★★★★☆
The spirit of ’88 lives strong, the clean, acid-dropped sound of original house is in season, and the heeding of promised lands and requests from baby to ride show where Murphy Jax’s head has been at for all these years.
As beats beam in a crux of keyboards, in no way should this be deemed cheesy, even when reaching further back to starship trooper disco on “Conrad’s Time Machine.” As the Berliner sells himself as a renaissance man for synth-strobe guidance and doughty drum machines giving the future a made-to-last guarantee, when “Empire Without End” and “We and The Machines” take on all decades, MJ becomes enduringly influential, twofold.

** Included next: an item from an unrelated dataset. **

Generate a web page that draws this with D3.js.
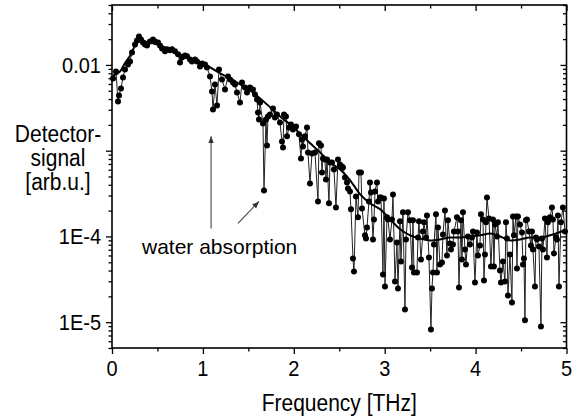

If have made your peace with the record being a spangled throwback, the startle of Euro techno steamroller “Dark the Dancer” will have you promoting the protagonist to all-rounder status, and acid toughening “Funksquelch” repositions you in an army-style crawl. Handclap jacks hit the gutter as the distinctive pump of the album’s glamour moves between pleasuredome (see the balladry of “Odyssey of Endless Hope”) and dingy bolthole. About the only thing missing is a lyrical accompaniment; there’s scarcely an unsubtle/subliminal drug promotion, suggestive breathing pattern, bid to free your mind or king’s speech on who’s house you should have jacked in to be found.
Zomby’s hardcore homage Where Were U in 92? becomes a comparison. Beyond epochal worship or knowing retro is always on-trend, it’s a new set of sounds superlatively re-piecing together all of yesterday’s parties.